She and Artie go on a date and, at first, Artie feels uncomfortable with it, but begins to get to know and like Becky. It came across as platonic on Artie’s end, but his fellow glee clubbers gave him the third degree about what kind of message he was giving Becky.

They urged him not to lead Becky on or give her the wrong idea, and Artie called them out on their hypocritical ways: “You guys talk a good game” about acceptance, but at the end of the day, they’re just as narrow minded as the rest of McKinley High, which pretty much sums up Glee. They think just because they’ve got black and Asian characters and characters in wheelchairs and with Down’s syndrome and characters who are gay they’re being “inclusive”, but really, they show is just using them as token gestures.

Take Kurt, for example: he hasn’t been the focus of many storylines of late, and the writers seem to just slot him in to the background. In the opening scene, Mercedes and Sam channel Sandy and Danny of Grease, while the rest of the glee club stand around imploring them to “tell me more, tell me more”. Kurt belongs to the girls’ group in this instance while his equally gay boyfriend, Blaine, is hanging with the boys on the bleachers.

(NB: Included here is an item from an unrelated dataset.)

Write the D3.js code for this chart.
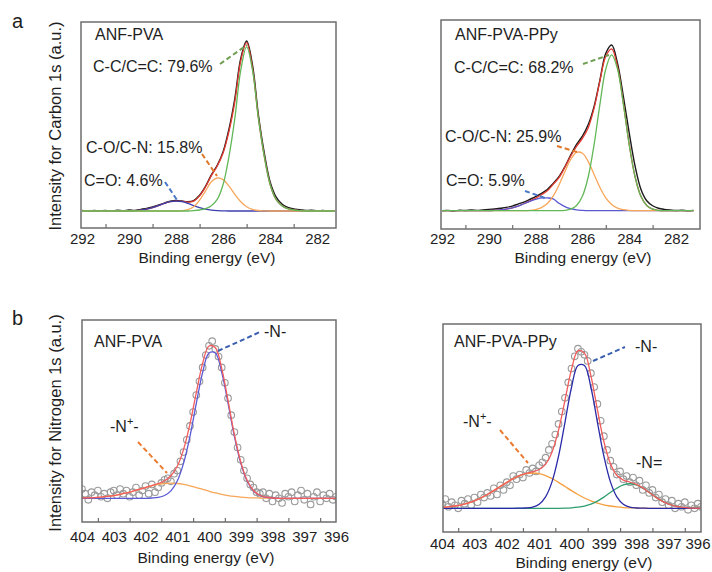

Furthermore, when Puck, Finn and Blaine act as backup singers to Artie, Will and Mike in their rendition of “Moves Like Jagger”, mashed up with “Jumpin’ Jack Flash”, Kurt is nowhere to be seen. Is it because he’s not sexy or masculine enough? Let’s remember that this isn’t the first time Glee has ostracised Kurt from the gender group he belongs to because of his sexuality. Didn’t Glee get the memo: gender and sexuality are not the same thing.

But back to Becky: when Artie takes into consideration what the rest of New Directions are trying to tell him, he asks Coach Sue, of all people, for advice.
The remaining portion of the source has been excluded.